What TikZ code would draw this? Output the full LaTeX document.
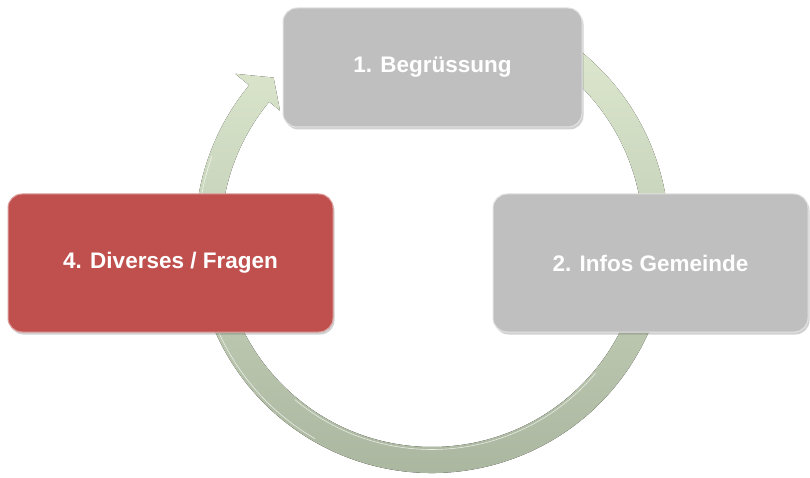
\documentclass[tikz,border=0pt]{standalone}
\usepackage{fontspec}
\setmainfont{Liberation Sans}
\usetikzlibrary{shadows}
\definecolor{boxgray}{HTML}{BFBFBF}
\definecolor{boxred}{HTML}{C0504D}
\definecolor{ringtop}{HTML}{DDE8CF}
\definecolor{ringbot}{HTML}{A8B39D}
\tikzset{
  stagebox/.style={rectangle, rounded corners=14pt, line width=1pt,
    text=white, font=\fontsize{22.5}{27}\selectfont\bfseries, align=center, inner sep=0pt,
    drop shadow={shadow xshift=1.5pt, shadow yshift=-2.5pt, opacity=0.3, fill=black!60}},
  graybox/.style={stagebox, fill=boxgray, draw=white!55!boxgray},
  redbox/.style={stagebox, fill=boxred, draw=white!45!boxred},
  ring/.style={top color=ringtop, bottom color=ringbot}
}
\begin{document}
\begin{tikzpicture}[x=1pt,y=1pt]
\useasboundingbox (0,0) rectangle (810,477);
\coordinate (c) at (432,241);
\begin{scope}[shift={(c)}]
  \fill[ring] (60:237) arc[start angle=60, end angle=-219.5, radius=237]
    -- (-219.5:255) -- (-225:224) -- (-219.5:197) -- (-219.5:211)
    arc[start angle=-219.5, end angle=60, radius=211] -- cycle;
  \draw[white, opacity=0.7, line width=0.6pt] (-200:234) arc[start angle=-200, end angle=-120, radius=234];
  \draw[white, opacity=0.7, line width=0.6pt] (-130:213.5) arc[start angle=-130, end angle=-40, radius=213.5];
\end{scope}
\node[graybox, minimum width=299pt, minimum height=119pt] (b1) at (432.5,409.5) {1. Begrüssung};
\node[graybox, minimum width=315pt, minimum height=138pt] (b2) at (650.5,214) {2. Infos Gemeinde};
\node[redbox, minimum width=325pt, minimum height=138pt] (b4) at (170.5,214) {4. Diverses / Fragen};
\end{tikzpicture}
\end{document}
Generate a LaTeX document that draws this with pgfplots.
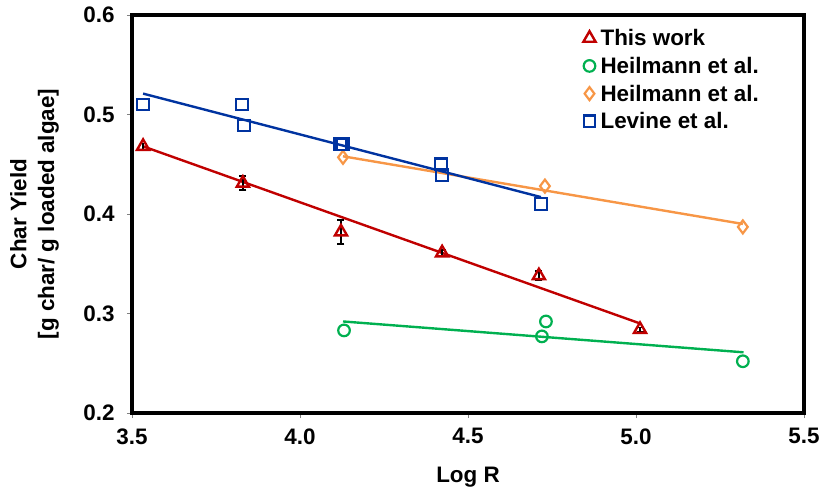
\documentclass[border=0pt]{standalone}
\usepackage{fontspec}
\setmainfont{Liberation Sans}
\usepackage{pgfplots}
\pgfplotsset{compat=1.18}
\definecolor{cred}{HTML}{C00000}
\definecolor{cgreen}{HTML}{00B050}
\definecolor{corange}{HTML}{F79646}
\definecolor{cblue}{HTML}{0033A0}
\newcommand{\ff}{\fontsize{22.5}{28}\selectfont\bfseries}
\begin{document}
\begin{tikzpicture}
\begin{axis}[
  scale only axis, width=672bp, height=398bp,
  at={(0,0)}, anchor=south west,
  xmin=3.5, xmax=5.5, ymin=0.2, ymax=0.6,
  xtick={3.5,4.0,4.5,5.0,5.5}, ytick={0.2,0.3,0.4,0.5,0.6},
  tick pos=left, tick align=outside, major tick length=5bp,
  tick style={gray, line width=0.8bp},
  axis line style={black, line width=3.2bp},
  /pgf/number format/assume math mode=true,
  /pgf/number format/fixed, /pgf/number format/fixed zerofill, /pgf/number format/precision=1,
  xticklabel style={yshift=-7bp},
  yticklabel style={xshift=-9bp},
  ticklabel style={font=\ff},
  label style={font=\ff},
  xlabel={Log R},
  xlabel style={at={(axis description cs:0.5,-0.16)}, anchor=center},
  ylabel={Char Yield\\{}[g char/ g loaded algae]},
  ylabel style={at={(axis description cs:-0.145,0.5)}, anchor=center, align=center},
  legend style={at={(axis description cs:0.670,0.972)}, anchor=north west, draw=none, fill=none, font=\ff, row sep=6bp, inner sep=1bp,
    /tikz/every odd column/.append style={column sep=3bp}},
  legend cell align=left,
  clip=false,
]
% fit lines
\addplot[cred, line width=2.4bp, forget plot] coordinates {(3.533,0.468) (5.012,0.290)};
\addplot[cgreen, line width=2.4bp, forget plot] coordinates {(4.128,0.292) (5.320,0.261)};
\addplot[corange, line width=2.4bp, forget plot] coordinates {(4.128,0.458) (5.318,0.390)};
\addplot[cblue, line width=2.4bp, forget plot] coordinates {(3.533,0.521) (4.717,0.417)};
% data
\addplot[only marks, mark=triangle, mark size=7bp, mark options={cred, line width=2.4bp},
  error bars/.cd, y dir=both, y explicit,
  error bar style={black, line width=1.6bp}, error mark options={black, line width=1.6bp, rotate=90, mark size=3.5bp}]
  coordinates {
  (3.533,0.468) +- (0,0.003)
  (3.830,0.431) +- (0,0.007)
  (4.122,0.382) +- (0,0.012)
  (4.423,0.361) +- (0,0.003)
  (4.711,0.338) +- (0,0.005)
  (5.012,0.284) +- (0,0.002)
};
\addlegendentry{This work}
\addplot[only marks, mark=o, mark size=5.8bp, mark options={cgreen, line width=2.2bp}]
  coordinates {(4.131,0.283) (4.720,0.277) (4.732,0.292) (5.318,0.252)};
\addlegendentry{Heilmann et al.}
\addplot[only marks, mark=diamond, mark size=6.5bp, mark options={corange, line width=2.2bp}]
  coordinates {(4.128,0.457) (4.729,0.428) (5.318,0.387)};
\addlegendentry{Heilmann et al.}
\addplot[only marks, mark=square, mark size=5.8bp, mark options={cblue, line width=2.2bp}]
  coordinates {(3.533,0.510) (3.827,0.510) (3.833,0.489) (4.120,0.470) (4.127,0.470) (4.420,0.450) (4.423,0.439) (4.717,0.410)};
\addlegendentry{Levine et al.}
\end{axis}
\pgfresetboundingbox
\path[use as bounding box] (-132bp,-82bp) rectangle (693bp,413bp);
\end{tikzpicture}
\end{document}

■ ■ ■ ■

**TASK PROMPT:** Retype all the records shown above, character for character. Omit every picture.

**EXERCISE OUTPUT:**
What TikZ code would draw this? Output the full LaTeX document.
\documentclass[tikz,border=0pt]{standalone}
\usepackage{fontspec}
\setmainfont{Liberation Sans}
\usetikzlibrary{shadows}
\definecolor{boxgray}{HTML}{BFBFBF}
\definecolor{boxred}{HTML}{C0504D}
\definecolor{ringtop}{HTML}{DDE8CF}
\definecolor{ringbot}{HTML}{A8B39D}
\tikzset{
  stagebox/.style={rectangle, rounded corners=14pt, line width=1pt,
    text=white, font=\fontsize{22.5}{27}\selectfont\bfseries, align=center, inner sep=0pt,
    drop shadow={shadow xshift=1.5pt, shadow yshift=-2.5pt, opacity=0.3, fill=black!60}},
  graybox/.style={stagebox, fill=boxgray, draw=white!55!boxgray},
  redbox/.style={stagebox, fill=boxred, draw=white!45!boxred},
  ring/.style={top color=ringtop, bottom color=ringbot}
}
\begin{document}
\begin{tikzpicture}[x=1pt,y=1pt]
\useasboundingbox (0,0) rectangle (810,477);
\coordinate (c) at (432,241);
\begin{scope}[shift={(c)}]
  \fill[ring] (60:237) arc[start angle=60, end angle=-219.5, radius=237]
    -- (-219.5:255) -- (-225:224) -- (-219.5:197) -- (-219.5:211)
    arc[start angle=-219.5, end angle=60, radius=211] -- cycle;
  \draw[white, opacity=0.7, line width=0.6pt] (-200:234) arc[start angle=-200, end angle=-120, radius=234];
  \draw[white, opacity=0.7, line width=0.6pt] (-130:213.5) arc[start angle=-130, end angle=-40, radius=213.5];
\end{scope}
\node[graybox, minimum width=299pt, minimum height=119pt] (b1) at (432.5,409.5) {1. Begrüssung};
\node[graybox, minimum width=315pt, minimum height=138pt] (b2) at (650.5,214) {2. Infos Gemeinde};
\node[redbox, minimum width=325pt, minimum height=138pt] (b4) at (170.5,214) {4. Diverses / Fragen};
\end{tikzpicture}
\end{document}
Generate a LaTeX document that draws this with pgfplots.
\documentclass[border=0pt]{standalone}
\usepackage{fontspec}
\setmainfont{Liberation Sans}
\usepackage{pgfplots}
\pgfplotsset{compat=1.18}
\definecolor{cred}{HTML}{C00000}
\definecolor{cgreen}{HTML}{00B050}
\definecolor{corange}{HTML}{F79646}
\definecolor{cblue}{HTML}{0033A0}
\newcommand{\ff}{\fontsize{22.5}{28}\selectfont\bfseries}
\begin{document}
\begin{tikzpicture}
\begin{axis}[
  scale only axis, width=672bp, height=398bp,
  at={(0,0)}, anchor=south west,
  xmin=3.5, xmax=5.5, ymin=0.2, ymax=0.6,
  xtick={3.5,4.0,4.5,5.0,5.5}, ytick={0.2,0.3,0.4,0.5,0.6},
  tick pos=left, tick align=outside, major tick length=5bp,
  tick style={gray, line width=0.8bp},
  axis line style={black, line width=3.2bp},
  /pgf/number format/assume math mode=true,
  /pgf/number format/fixed, /pgf/number format/fixed zerofill, /pgf/number format/precision=1,
  xticklabel style={yshift=-7bp},
  yticklabel style={xshift=-9bp},
  ticklabel style={font=\ff},
  label style={font=\ff},
  xlabel={Log R},
  xlabel style={at={(axis description cs:0.5,-0.16)}, anchor=center},
  ylabel={Char Yield\\{}[g char/ g loaded algae]},
  ylabel style={at={(axis description cs:-0.145,0.5)}, anchor=center, align=center},
  legend style={at={(axis description cs:0.670,0.972)}, anchor=north west, draw=none, fill=none, font=\ff, row sep=6bp, inner sep=1bp,
    /tikz/every odd column/.append style={column sep=3bp}},
  legend cell align=left,
  clip=false,
]
% fit lines
\addplot[cred, line width=2.4bp, forget plot] coordinates {(3.533,0.468) (5.012,0.290)};
\addplot[cgreen, line width=2.4bp, forget plot] coordinates {(4.128,0.292) (5.320,0.261)};
\addplot[corange, line width=2.4bp, forget plot] coordinates {(4.128,0.458) (5.318,0.390)};
\addplot[cblue, line width=2.4bp, forget plot] coordinates {(3.533,0.521) (4.717,0.417)};
% data
\addplot[only marks, mark=triangle, mark size=7bp, mark options={cred, line width=2.4bp},
  error bars/.cd, y dir=both, y explicit,
  error bar style={black, line width=1.6bp}, error mark options={black, line width=1.6bp, rotate=90, mark size=3.5bp}]
  coordinates {
  (3.533,0.468) +- (0,0.003)
  (3.830,0.431) +- (0,0.007)
  (4.122,0.382) +- (0,0.012)
  (4.423,0.361) +- (0,0.003)
  (4.711,0.338) +- (0,0.005)
  (5.012,0.284) +- (0,0.002)
};
\addlegendentry{This work}
\addplot[only marks, mark=o, mark size=5.8bp, mark options={cgreen, line width=2.2bp}]
  coordinates {(4.131,0.283) (4.720,0.277) (4.732,0.292) (5.318,0.252)};
\addlegendentry{Heilmann et al.}
\addplot[only marks, mark=diamond, mark size=6.5bp, mark options={corange, line width=2.2bp}]
  coordinates {(4.128,0.457) (4.729,0.428) (5.318,0.387)};
\addlegendentry{Heilmann et al.}
\addplot[only marks, mark=square, mark size=5.8bp, mark options={cblue, line width=2.2bp}]
  coordinates {(3.533,0.510) (3.827,0.510) (3.833,0.489) (4.120,0.470) (4.127,0.470) (4.420,0.450) (4.423,0.439) (4.717,0.410)};
\addlegendentry{Levine et al.}
\end{axis}
\pgfresetboundingbox
\path[use as bounding box] (-132bp,-82bp) rectangle (693bp,413bp);
\end{tikzpicture}
\end{document}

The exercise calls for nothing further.